Allergic watering tends to be seasonal or tied to specific triggers like pet dander or dust. If your eyes water year-round but flare at predictable times, allergies are a strong possibility.
Eyelid Problems
The position of your eyelids matters more than you’d think. Two conditions can cause chronic tearing by disrupting how your lids interact with the eye’s surface.
With ectropion, the lower eyelid turns outward and pulls away from the eye. Tears can’t collect in the normal drainage channel along the lid margin, so they spill down the cheek. The exposed inner lid surface also dries out, adding irritation. With entropion, the eyelid turns inward, pushing the lashes against the cornea. That constant scratching irritates the surface and triggers heavy reflex tearing. Both conditions are more common with age as the tissues supporting the eyelids loosen, and both are correctable with a relatively minor surgical procedure.
Conditions that affect the eyelid’s ability to close fully, such as nerve damage on one side of the face, can also leave the eye exposed and produce the same overflow of reflex tears.
Medications That Cause Tearing
Certain medications can contribute to watery eyes, either by increasing tear production or by damaging the drainage system over time.

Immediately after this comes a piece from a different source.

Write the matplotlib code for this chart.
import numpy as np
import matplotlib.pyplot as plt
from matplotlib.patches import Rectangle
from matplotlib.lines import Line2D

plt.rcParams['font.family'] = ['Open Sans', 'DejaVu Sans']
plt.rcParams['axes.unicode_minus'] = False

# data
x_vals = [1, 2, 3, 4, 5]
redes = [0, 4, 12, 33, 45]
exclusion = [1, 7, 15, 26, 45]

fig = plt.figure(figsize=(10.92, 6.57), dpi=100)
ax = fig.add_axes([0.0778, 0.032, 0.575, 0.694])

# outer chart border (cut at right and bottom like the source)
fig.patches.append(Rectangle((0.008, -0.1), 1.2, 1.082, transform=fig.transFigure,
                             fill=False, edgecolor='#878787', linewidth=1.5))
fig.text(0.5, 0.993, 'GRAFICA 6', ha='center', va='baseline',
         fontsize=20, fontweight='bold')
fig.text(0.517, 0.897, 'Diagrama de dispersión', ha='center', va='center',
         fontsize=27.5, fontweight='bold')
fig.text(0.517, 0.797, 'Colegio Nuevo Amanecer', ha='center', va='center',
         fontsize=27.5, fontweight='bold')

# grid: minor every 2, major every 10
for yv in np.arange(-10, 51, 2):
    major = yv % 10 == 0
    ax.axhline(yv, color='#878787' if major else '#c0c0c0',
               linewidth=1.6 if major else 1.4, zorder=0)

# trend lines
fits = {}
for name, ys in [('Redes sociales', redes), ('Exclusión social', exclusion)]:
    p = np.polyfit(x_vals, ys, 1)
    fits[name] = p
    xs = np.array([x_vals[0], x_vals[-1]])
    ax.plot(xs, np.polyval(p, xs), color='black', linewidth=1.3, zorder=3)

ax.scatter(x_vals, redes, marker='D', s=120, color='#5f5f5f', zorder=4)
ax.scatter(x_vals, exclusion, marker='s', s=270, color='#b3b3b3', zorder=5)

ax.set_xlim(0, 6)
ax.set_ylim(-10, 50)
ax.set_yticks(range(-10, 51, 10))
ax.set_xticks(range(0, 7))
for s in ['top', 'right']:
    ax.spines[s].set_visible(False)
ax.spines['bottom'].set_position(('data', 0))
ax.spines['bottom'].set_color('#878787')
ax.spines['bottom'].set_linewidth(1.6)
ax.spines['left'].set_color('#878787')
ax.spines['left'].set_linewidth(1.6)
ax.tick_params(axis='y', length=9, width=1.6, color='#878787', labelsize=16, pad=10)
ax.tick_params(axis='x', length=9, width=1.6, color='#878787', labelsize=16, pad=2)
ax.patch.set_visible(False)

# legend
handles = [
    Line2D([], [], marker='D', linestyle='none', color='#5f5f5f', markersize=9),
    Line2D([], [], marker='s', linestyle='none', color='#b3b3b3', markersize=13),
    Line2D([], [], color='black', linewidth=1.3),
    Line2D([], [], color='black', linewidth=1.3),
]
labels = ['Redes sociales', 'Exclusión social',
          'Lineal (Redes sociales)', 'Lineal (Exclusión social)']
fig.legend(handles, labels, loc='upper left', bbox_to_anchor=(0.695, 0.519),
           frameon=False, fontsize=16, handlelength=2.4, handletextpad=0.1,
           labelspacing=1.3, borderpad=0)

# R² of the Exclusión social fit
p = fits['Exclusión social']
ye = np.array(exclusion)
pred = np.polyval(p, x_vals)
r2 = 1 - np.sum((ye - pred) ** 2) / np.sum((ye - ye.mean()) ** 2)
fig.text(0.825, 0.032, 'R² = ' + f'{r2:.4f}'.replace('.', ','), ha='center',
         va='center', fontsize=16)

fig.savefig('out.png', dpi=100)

Glaucoma eye drops are a well-documented cause. Long-term use of these topical medications can inflame and scar the tear drainage ducts, eventually creating a blockage. If you’ve been using glaucoma drops for years and your eyes have gradually become more watery, the drops themselves may be part of the problem. Some chemotherapy drugs also cause tearing as a side effect, particularly agents used in head and neck cancers.

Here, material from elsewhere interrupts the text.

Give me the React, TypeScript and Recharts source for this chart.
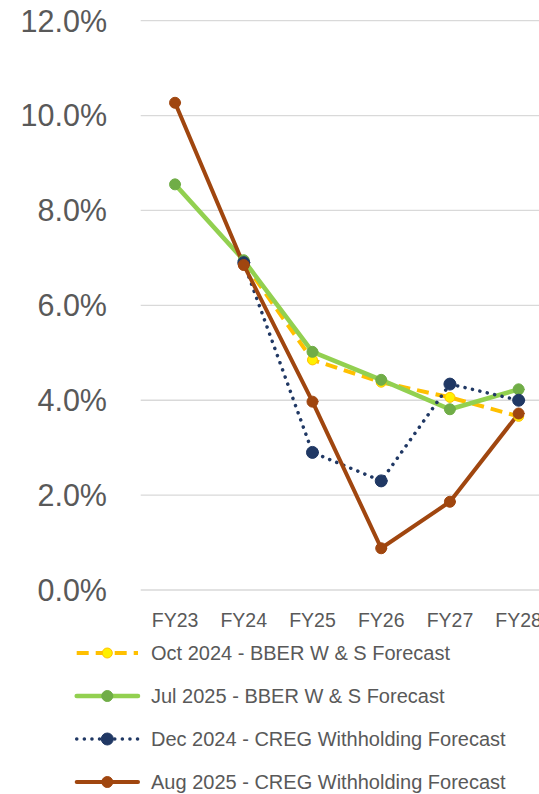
import React from 'react';
import { LineChart, Line, XAxis, YAxis, CartesianGrid } from 'recharts';

const categories = ['FY23', 'FY24', 'FY25', 'FY26', 'FY27', 'FY28'];
const oct2024Bber: (number | null)[] = [null, 6.9, 4.85, 4.38, 4.06, 3.66];
const jul2025Bber: (number | null)[] = [8.55, 6.95, 5.02, 4.43, 3.81, 4.23];
const dec2024Creg: (number | null)[] = [null, 6.9, 2.9, 2.3, 4.34, 4.0];
const aug2025Creg: (number | null)[] = [10.27, 6.85, 3.97, 0.88, 1.86, 3.72];
const yTicks = [0, 2, 4, 6, 8, 10, 12];

const seriesNames = [
  'Oct 2024 - BBER W & S Forecast',
  'Jul 2025 - BBER W & S Forecast',
  'Dec 2024 - CREG Withholding Forecast',
  'Aug 2025 - CREG Withholding Forecast',
];

const data = categories.map((c, i) => ({
  cat: c,
  oct: oct2024Bber[i],
  jul: jul2025Bber[i],
  dec: dec2024Creg[i],
  aug: aug2025Creg[i],
}));

const FONT = '"Liberation Sans", Arial, sans-serif';
const TEXT = '#595959';

const styles = [
  { key: 'oct', stroke: '#FFC000', width: 4, dash: '12 7', cap: 'butt', fill: '#FFF000', mstroke: '#FFC000', r: 5 },
  { key: 'jul', stroke: '#92D050', width: 4.5, dash: undefined, cap: 'round', fill: '#70AD47', mstroke: '#70AD47', r: 5.5 },
  { key: 'dec', stroke: '#203864', width: 3.5, dash: '0.1 7.5', cap: 'round', fill: '#203864', mstroke: '#203864', r: 6 },
  { key: 'aug', stroke: '#A0460F', width: 4, dash: undefined, cap: 'round', fill: '#A0460F', mstroke: '#A0460F', r: 5.5 },
];

function Legend() {
  return (
    <svg width={539} height={160} style={{ position: 'absolute', left: 0, top: 634 }}>
      {seriesNames.map((name, i) => {
        const s = styles[i];
        const y = 19 + i * 43;
        return (
          <g key={name}>
            <line x1={76.7} x2={138} y1={y} y2={y} stroke={s.stroke} strokeWidth={s.width}
              strokeDasharray={s.dash} strokeLinecap={s.cap as any} />
            <circle cx={107.3} cy={y} r={s.r} fill={s.fill} stroke={s.mstroke} strokeWidth={1} />
            <text x={151} y={y} dominantBaseline="central" fontFamily={FONT} fontSize={20} fill={TEXT}>
              {name}
            </text>
          </g>
        );
      })}
    </svg>
  );
}

export default function App() {
  return (
    <div style={{ position: 'relative', width: 539, height: 794, overflow: 'hidden' }}>
      <style>{'html, body { margin: 0; padding: 0; overflow: hidden; }'}</style>
      <LineChart width={554} height={648} data={data}
        margin={{ top: 20.7, right: 1, bottom: 0, left: 0 }}>
        <CartesianGrid horizontal vertical={false} stroke="#D9D9D9" strokeWidth={1.3} />
        <XAxis dataKey="cat" scale="point" padding={{ left: 34.35, right: 34.35 }}
          axisLine={false} tickLine={false} tickSize={0} tickMargin={23} height={58}
          interval={0}
          tick={{ fontFamily: FONT, fontSize: 19.5, fill: TEXT }} />
        <YAxis type="number" domain={[0, 12]} ticks={yTicks} width={140.7}
          axisLine={false} tickLine={false} tickSize={0} tickMargin={33.7}
          tickFormatter={(v: number) => `${v.toFixed(1)}%`}
          tick={{ fontFamily: FONT, fontSize: 30.5, fill: TEXT }} />
        {styles.map((s) => (
          <Line key={s.key} type="linear" dataKey={s.key} stroke={s.stroke} strokeWidth={s.width}
            strokeDasharray={s.dash} strokeLinecap={s.cap as any} isAnimationActive={false}
            connectNulls={false}
            dot={{ r: s.r, fill: s.fill, stroke: s.mstroke, strokeWidth: 1, strokeDasharray: '' }}
            activeDot={false} />
        ))}
      </LineChart>
      <Legend />
    </div>
  );
}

How Persistent Tearing Is Evaluated
If your eyes have been watering for weeks and you can’t pin it on an obvious trigger like allergies or a cold, an eye doctor will work through a few steps to find the cause. They’ll examine the eyelid position and the eye’s surface under magnification, looking for signs of dryness, inflammation, or lash misdirection. They may flush saline through your tear ducts to check whether the drainage pathway is open or blocked.
One common test involves placing a small strip of filter paper inside the lower eyelid for five minutes. More than 10 millimeters of moisture on the strip indicates normal tear production. A result well above that suggests your eyes are overproducing tears in response to irritation. A result below that confirms dry eye as the underlying driver.

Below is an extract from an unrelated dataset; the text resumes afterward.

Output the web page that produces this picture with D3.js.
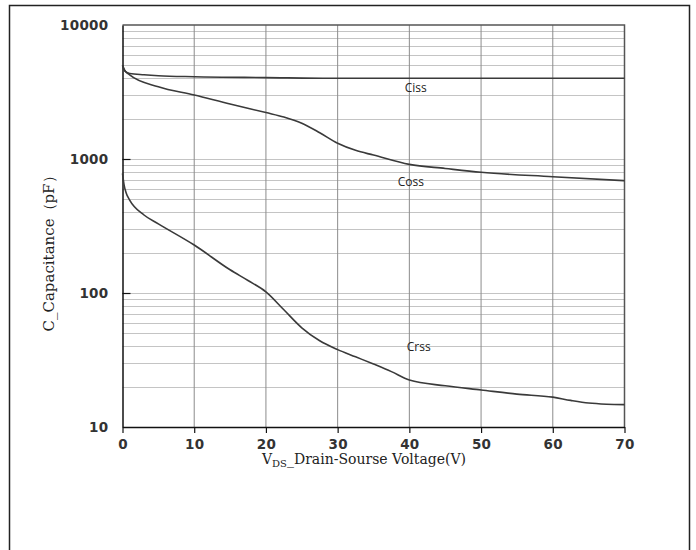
<!DOCTYPE html>
<html>
<head>
<meta charset="utf-8">
<script src="https://cdn.jsdelivr.net/npm/d3@7"></script>
<style>
  body { margin: 0; background: #fff; }
</style>
</head>
<body>
<svg id="chart" width="696" height="550"></svg>
<script>
// voltage points (V) and capacitances (pF)
const cissV = [0, 0.3, 1, 3, 5, 10, 20, 30, 40, 50, 60, 70];
const cissC = [5000, 4550, 4350, 4250, 4180, 4110, 4050, 4000, 4000, 4000, 4000, 4000];

const cossV = [0, 0.3, 1, 5, 10, 15, 20, 22.5, 25, 27.5, 30, 32.5, 35, 40, 45, 50, 60, 70];
const cossC = [5000, 4600, 4240, 3460, 3000, 2570, 2220, 2060, 1850, 1570, 1310, 1160, 1070, 912, 850, 796, 738, 689];

const crssV = [0, 0.2, 0.5, 1, 3, 5, 10, 15, 17.5, 20, 22.5, 25, 27.5, 30, 32.5, 35, 37.5, 40, 45, 50, 55, 60, 62.5, 65, 67.5, 70];
const crssC = [780, 650, 560, 494, 382, 328, 228, 149, 124, 102, 75, 55, 44, 37.8, 33.4, 29.5, 25.9, 22.4, 20.3, 18.9, 17.6, 16.7, 15.8, 15.1, 14.8, 14.7];

const xTicks = [0, 10, 20, 30, 40, 50, 60, 70];
const yTicks = [10, 100, 1000, 10000];

const labels = [
    { text: "Ciss", v: 40.9, c: 3390 },
    { text: "Coss", v: 40.2, c: 673 },
    { text: "Crss", v: 41.3, c: 39.5 }
];

const svg = d3.select("#chart");

// outer frame
svg.append("path")
    .attr("d", "M9.5,560V5.5H689.5V560")
    .attr("fill", "none")
    .attr("stroke", "#222")
    .attr("stroke-width", 1.5);

const x = d3.scaleLinear().domain([0, 70]).range([122.5, 624.5]);
const y = d3.scaleLog().domain([10, 10000]).range([427, 25]);

// horizontal grid (every 1..9 x decade)
const minor = [];
for (let d = 10; d < 10000; d *= 10)
    for (let m = 1; m < 10; m++) if (d * m > 10) minor.push(d * m);

svg.append("g")
    .selectAll("line")
    .data(minor)
    .enter().append("line")
    .attr("x1", x(0)).attr("x2", x(70))
    .attr("y1", d => Math.round(y(d)) + 0.5)
    .attr("y2", d => Math.round(y(d)) + 0.5)
    .attr("stroke", "#c4c4c4")
    .attr("stroke-width", 1);

// vertical grid
svg.append("g")
    .selectAll("line")
    .data(xTicks.slice(1, -1))
    .enter().append("line")
    .attr("x1", d => x(d)).attr("x2", d => x(d))
    .attr("y1", y(10000)).attr("y2", y(10))
    .attr("stroke", "#8c8c8c")
    .attr("stroke-width", 1);

// top and right borders of plot
svg.append("path")
    .attr("d", `M${x(0)},${y(10000)}H${x(70)}V${y(10)}`)
    .attr("fill", "none")
    .attr("stroke", "#555")
    .attr("stroke-width", 1.5);

// axes
const xAxis = svg.append("g")
    .attr("transform", `translate(0,${y(10)})`)
    .call(d3.axisBottom(x).tickValues(xTicks).tickSize(6).tickSizeOuter(0).tickPadding(6));

const yAxis = svg.append("g")
    .attr("transform", `translate(${x(0)},0)`)
    .call(d3.axisLeft(y).tickValues(yTicks).tickFormat(d3.format("d")).tickSize(6).tickSizeOuter(0).tickPadding(8));

// 1000 and 100 ticks cross the axis
yAxis.selectAll(".tick line").attr("x2", d => (d === 100 || d === 1000) ? 8 : 0);

[xAxis, yAxis].forEach(a => {
    a.select(".domain").attr("stroke", "#111").attr("stroke-width", 1.5);
    a.selectAll(".tick line").attr("stroke", "#111").attr("stroke-width", 1.2);
    a.selectAll("text")
        .attr("font-family", "DejaVu Sans, Verdana, sans-serif")
        .attr("font-size", 13.5)
        .attr("font-weight", "bold")
        .attr("letter-spacing", 0.3)
        .attr("fill", "#333");
});

// curves
const line = d3.line()
    .x(d => x(d[0]))
    .y(d => y(d[1]))
    .curve(d3.curveMonotoneX);

[[cissV, cissC], [cossV, cossC], [crssV, crssC]].forEach(([vs, cs]) => {
    svg.append("path")
        .datum(d3.zip(vs, cs))
        .attr("d", line)
        .attr("fill", "none")
        .attr("stroke", "#3a3a3a")
        .attr("stroke-width", 1.6);
});

// curve labels
svg.append("g")
    .selectAll("text")
    .data(labels)
    .enter().append("text")
    .attr("x", d => x(d.v))
    .attr("y", d => y(d.c))
    .attr("text-anchor", "middle")
    .attr("dy", "0.35em")
    .attr("font-family", "Open Sans, sans-serif")
    .attr("font-size", 12)
    .attr("fill", "#222")
    .text(d => d.text);

// axis titles
const xTitle = svg.append("text")
    .attr("x", 364)
    .attr("y", 464)
    .attr("text-anchor", "middle")
    .attr("font-family", "DejaVu Serif, serif")
    .attr("font-size", 14)
    .attr("fill", "#222");
xTitle.append("tspan").text("V");
xTitle.append("tspan").attr("font-size", 10).attr("dy", 3).text("DS");
xTitle.append("tspan").attr("dy", -3).text("_Drain-Sourse Voltage(V)");

svg.append("text")
    .attr("transform", "translate(54,250) rotate(-90)")
    .attr("text-anchor", "middle")
    .attr("font-family", "DejaVu Serif, serif")
    .attr("font-size", 15)
    .attr("fill", "#222")
    .text("C_Capacitance（pF）");
</script>
</body>
</html>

Treating the Underlying Cause
Treatment depends entirely on what’s driving the tearing, which is why a correct diagnosis matters so much.
For dry eye-driven tearing, the goal is stabilizing the tear film so reflex tearing stops. That usually starts with preservative-free artificial tears used regularly throughout the day, not just when your eyes feel dry. Warm compresses help unclog the oil glands along your eyelid margins, which improves tear quality. Reducing screen time, taking regular blink breaks, and using a humidifier in dry environments all address the evaporation side of the problem.
For blocked tear ducts, treatment ranges from simple warm compresses and massage (pressing gently on the area beside the nose to help open the duct) to a procedure where a thin probe is passed through the duct to widen it. In cases of complete blockage, a surgery called dacryocystorhinostomy creates a new drainage pathway between the tear sac and the inside of the nose. Recovery typically takes one to two weeks, and the success rate is high.
Eyelid malposition is corrected surgically, usually as an outpatient procedure under local anesthesia. Allergic tearing responds to antihistamine eye drops and avoidance of known triggers. Infectious tearing resolves once the underlying infection clears, whether that happens on its own (viral) or with antibiotic drops (bacterial).
For people whose tearing is tied to screen use, the simplest fix is the 20-20-20 rule: every 20 minutes, look at something 20 feet away for 20 seconds. This gives your blink rate a chance to reset and your tear film time to recover.